C’è la bimba con il pallone ritratta nel quartiere La Cala e il ragazzino che gioca a fare il killer vicino alla Chiesa di Santa Chiara a Palermo; c’è Franca Rame alla Palazzina Liberty di Milano nel 1974 e la vedova Rosaria Schifani. L’universo in bianco e nero di Letizia Battaglia, fotoreporter siciliana 84enne, fino al 18 agosto sarà alla Casa dei Tre Oci di Venezia per la retrospettiva Letizia Battaglia.
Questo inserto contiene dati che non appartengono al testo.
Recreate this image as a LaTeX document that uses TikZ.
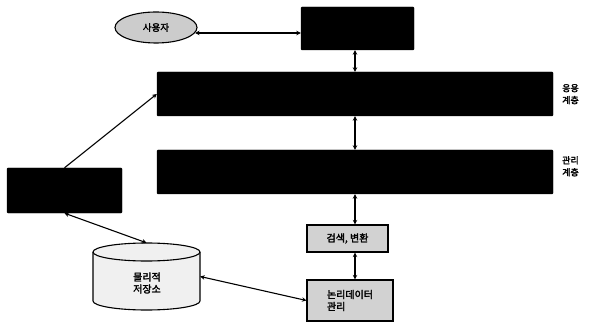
\documentclass[tikz,border=0pt]{standalone}
\usepackage{fontspec}
\newfontfamily\kr[AutoFakeBold=2.5]{Noto Sans CJK KR}
\usetikzlibrary{arrows.meta,shapes.geometric}
\begin{document}
\begin{tikzpicture}[x=1pt,y=-1pt,
  blk/.style={draw=black, fill=black, rounded corners=1pt, inner sep=0pt},
  gbox/.style={draw=black, line width=1.1pt, fill=gray!35, inner sep=0pt, font=\kr\bfseries\fontsize{10}{12}\selectfont},
  arr/.style={line width=1.1pt, {Stealth[length=4.5pt,width=4.5pt]}-{Stealth[length=4.5pt,width=4.5pt]}},
  arrone/.style={line width=1.1pt, -{Stealth[length=4.5pt,width=4.5pt]}},
  lbl/.style={font=\kr\bfseries\fontsize{9}{12}\selectfont, align=left, anchor=north west, inner sep=0pt}]
\useasboundingbox (0,0) rectangle (594,323);
% user ellipse
\node[draw, ellipse, fill=gray!40, line width=1.1pt, minimum width=82pt, minimum height=31pt, inner sep=0pt,
      font=\kr\bfseries\fontsize{9.5}{11}\selectfont] (user) at (156,27.5) {사용자};
% black boxes
\node[blk, minimum width=113pt, minimum height=43pt] (top) at (357.5,28.5) {};
\node[blk, minimum width=396pt, minimum height=44pt] (app) at (355,94) {};
\node[blk, minimum width=396pt, minimum height=44pt] (mgmt) at (355,172) {};
\node[blk, minimum width=115pt, minimum height=45pt] (left) at (64.5,190.5) {};
% gray boxes
\node[gbox, minimum width=81pt, minimum height=27pt] (search) at (347.5,238.5) {검색, 변환};
\node[gbox, minimum width=86pt, minimum height=41pt, align=left] (logic) at (350,300.5) {논리데이터\\관리};
% layer labels
\node[lbl] (lapp) at (562,84) {응용\\계층};
\node[lbl] (lmgmt) at (562,156) {관리\\계층};
% cylinder
\fill[gray!12] (93,252) -- (93,301) arc[start angle=180, end angle=0, x radius=53.5, y radius=9] -- (200,252) -- cycle;
\draw[line width=1.1pt] (93,252) -- (93,301) arc[start angle=180, end angle=0, x radius=53.5, y radius=9] -- (200,252);
\draw[line width=1.1pt, fill=gray!12] (146.5,252) ellipse[x radius=53.5, y radius=9];
\node[minimum width=107pt, minimum height=67pt, inner sep=0pt] (store) at (146.5,276.5) {};
\node[align=center, inner sep=0pt, font=\kr\bfseries\fontsize{10}{12}\selectfont] (storetxt) at (147,283) {물리적\\저장소};
% connectors
\draw[arr] (user.-8) -- (user.-8 -| top.west);
\draw[arr] (app.north |- top.south) -- (app.north);
\draw[arr] (app.south) -- (mgmt.north);
\draw[arr] (mgmt.south) -- (mgmt.south |- search.north);
\draw[arr] (mgmt.south |- search.south) -- (mgmt.south |- logic.north);
\draw[arrone] (left.north) -- (app.west);
\draw[arr] (left.south) -- (store.north);
\draw[arr] (store.east) -- (logic.west);
\end{tikzpicture}
\end{document}
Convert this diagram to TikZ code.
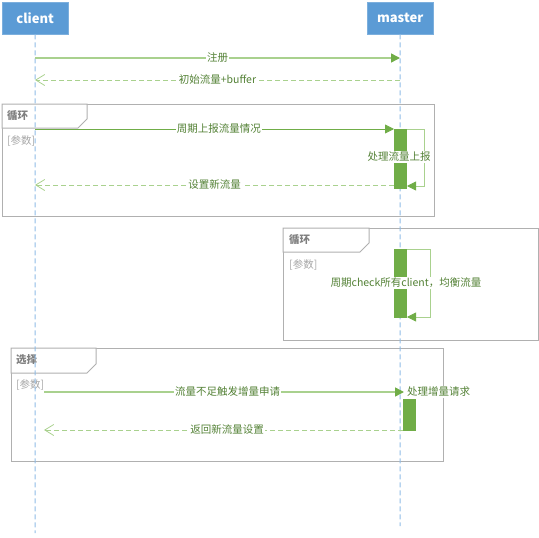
\documentclass[tikz,border=0pt]{standalone}
\usepackage{fontspec}
\setmainfont{Noto Sans CJK SC}
\usetikzlibrary{arrows.meta}
\definecolor{hdr}{HTML}{5B9BD5}
\definecolor{life}{HTML}{8FBCE6}
\definecolor{lgreen}{HTML}{A9D18E}
\definecolor{dgreen}{HTML}{70AD47}
\definecolor{tgreen}{HTML}{538135}
\definecolor{frameg}{HTML}{B0B0B0}
\definecolor{ftext}{HTML}{7F7F7F}
\definecolor{ptext}{HTML}{A6A6A6}
\begin{document}
\begin{tikzpicture}[x=1pt,y=-1pt,
  font=\fontsize{10.5}{12}\selectfont,
  head/.style={fill=hdr, draw=hdr!80!white, text=white, font=\fontsize{13}{15}\selectfont\bfseries,
    minimum width=66pt, minimum height=32pt, inner sep=0pt, anchor=north west},
  lifeline/.style={draw=life, line width=1pt, dash pattern=on 5pt off 3pt},
  syncmsg/.style={draw=lgreen, line width=1.5pt, -{Triangle[length=9pt,width=9pt,fill=dgreen,color=dgreen]}},
  thinmsg/.style={draw=dgreen, line width=0.8pt, -{Triangle[length=9pt,width=9pt,fill=dgreen,color=dgreen]}},
  loopmsg/.style={draw=lgreen, line width=0.8pt, -{Triangle[length=9pt,width=9pt,fill=dgreen,color=dgreen]}},
  retmsg/.style={draw=lgreen, line width=0.9pt, dash pattern=on 5pt off 3pt, -{Straight Barb[length=9pt,width=11pt,line width=0.8pt]}},
  lbl/.style={fill=white, text=tgreen, inner sep=1pt},
  actbar/.style={fill=dgreen, draw=none, minimum width=13pt, inner sep=0pt, anchor=north west},
  frm/.style={draw=frameg, line width=1pt},
  tabtxt/.style={text=ftext, font=\fontsize{10.5}{12}\selectfont\bfseries, anchor=west, inner sep=0pt},
  partxt/.style={text=ptext, anchor=west, inner sep=0pt}]
\useasboundingbox (0,0) rectangle (539,538);

% frames
\draw[frm] (2,104) rectangle (434,216);
\draw[frm, fill=white] (2,104) -- (87,104) -- (87,119) -- (78,128) -- (2,128) -- cycle;
\node[tabtxt] (t1) at (7,116) {循环};
\node[partxt] (p1) at (7,141) {[参数]};

\draw[frm] (283,228) rectangle (538,340);
\draw[frm, fill=white] (283,228) -- (369,228) -- (369,243) -- (360,252) -- (283,252) -- cycle;
\node[tabtxt] (t2) at (289,240) {循环};
\node[partxt] (p2) at (289,265) {[参数]};

\draw[frm] (11,348) rectangle (443,461);
\draw[frm, fill=white] (11,348) -- (96,348) -- (96,364) -- (87,373) -- (11,373) -- cycle;
\node[tabtxt] (t3) at (16,360) {选择};
\node[partxt] (p3) at (16,385) {[参数]};

% heads and lifelines
\node[head] (client) at (2,2) {client};
\node[head] (master) at (367,2) {master};
\coordinate (cend) at (35,533);
\coordinate (mend) at (400,526);
\draw[lifeline] (client.south) -- (cend);
\draw[lifeline] (master.south) -- (mend);

% activation bars
\node[actbar, minimum height=60pt] (act1) at (394,129) {};
\node[actbar, minimum height=69pt] (act2) at (394,249) {};
\node[actbar, minimum height=32pt] (act3) at (403,399) {};

% message endpoints
\coordinate (c1) at (35,58);  \coordinate (m1) at (400,58);
\coordinate (c2) at (35,80);  \coordinate (m2) at (400,80);
\coordinate (c3) at (35,129);
\coordinate (c4) at (35,185); \coordinate (m4) at (394,185);
\coordinate (l1) at (407,186);
\coordinate (l2) at (407,317);
\coordinate (c5) at (44,392); \coordinate (m5) at (404,392);
\coordinate (c6) at (44,430); \coordinate (m6) at (403,430);

\draw[syncmsg] (c1) -- (m1) node[lbl, midway] (n1) {注册};
\draw[retmsg] (m2) -- (c2) node[lbl, midway] (n2) {初始流量+buffer};
\draw[thinmsg] (c3) -- (act1.north west) node[lbl, pos=0.512] (n3) {周期上报流量情况};
\draw[loopmsg] (act1.north east) -- ++(17,0) |- (l1);
\node[lbl] (n4) at (399,157) {处理流量上报};
\draw[retmsg] (m4) -- (c4) node[lbl, midway] (n5) {设置新流量};
\draw[loopmsg] (act2.north east) -- ++(23,0) |- (l2);
\node[lbl] (n6) at (406,283) {周期check所有client，均衡流量};
\draw[syncmsg] (c5) -- (m5) node[lbl, pos=0.51] (n7) {流量不足触发增量申请};
\node[lbl, anchor=west] (n8) at (406,392) {处理增量请求};
\draw[retmsg] (m6) -- (c6) node[lbl, pos=0.49] (n9) {返回新流量设置};
\end{tikzpicture}
\end{document}
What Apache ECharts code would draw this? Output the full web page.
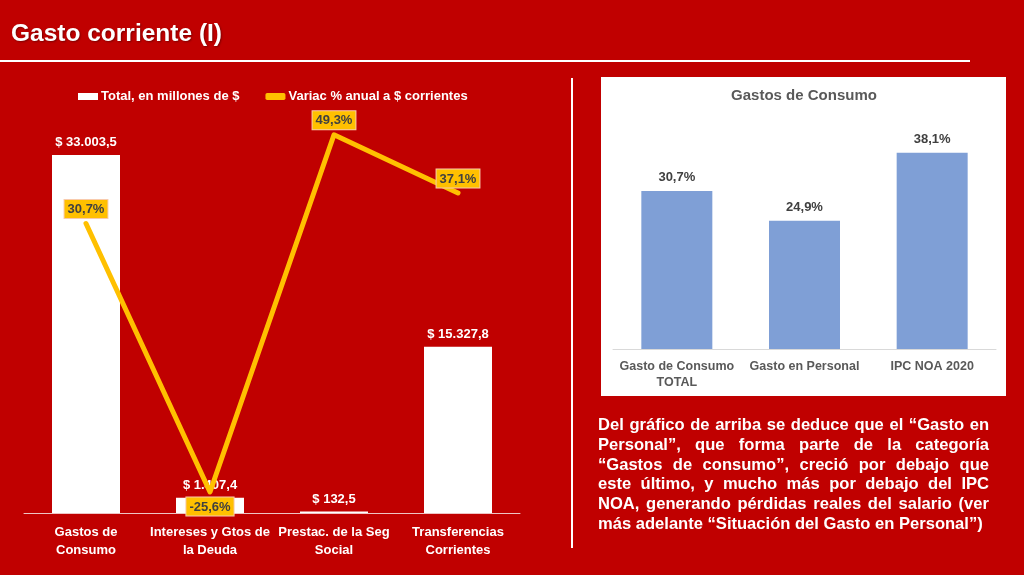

Fotografia come scelta di vita.
Conosciuta soprattutto per aver raccontato con i suoi scatti ciò che la mafia ha rappresentato per la sua città natale, Palermo (che oggi vive una sorta di Rinascimento), dagli omicidi ai lutti, dagli intrighi politici alla lotta che s’identificava con le figure dei magistrati Falcone e Borsellino, nel corso della sua carriera Letizia Battaglia ha mostrato anche la vita dei poveri e le rivolte delle piazze, tenendo sempre la città come spazio privilegiato per l’osservazione della realtà.
Letizia, che dal 1974 al 1991 ha fatto parte del leggendario team fotografico del quotidiano L’Ora di Palermo, tratta il suo lavoro come un manifesto, esponendo le sue convinzioni in maniera diretta, vera, poetica e colta, rivoluzionando così il ruolo della foto di cronaca.
Nello spazio espositivo della Giudecca sono esposti circa 300 scatti (molti dei quali mai visti prima) che parlano di mafia ed emarginazione, ma in realtà ci raccontano la vita, la morte e l’amore. Perché, dice Letizia, «la fotografia non è solo documento ma anche salvezza e verità».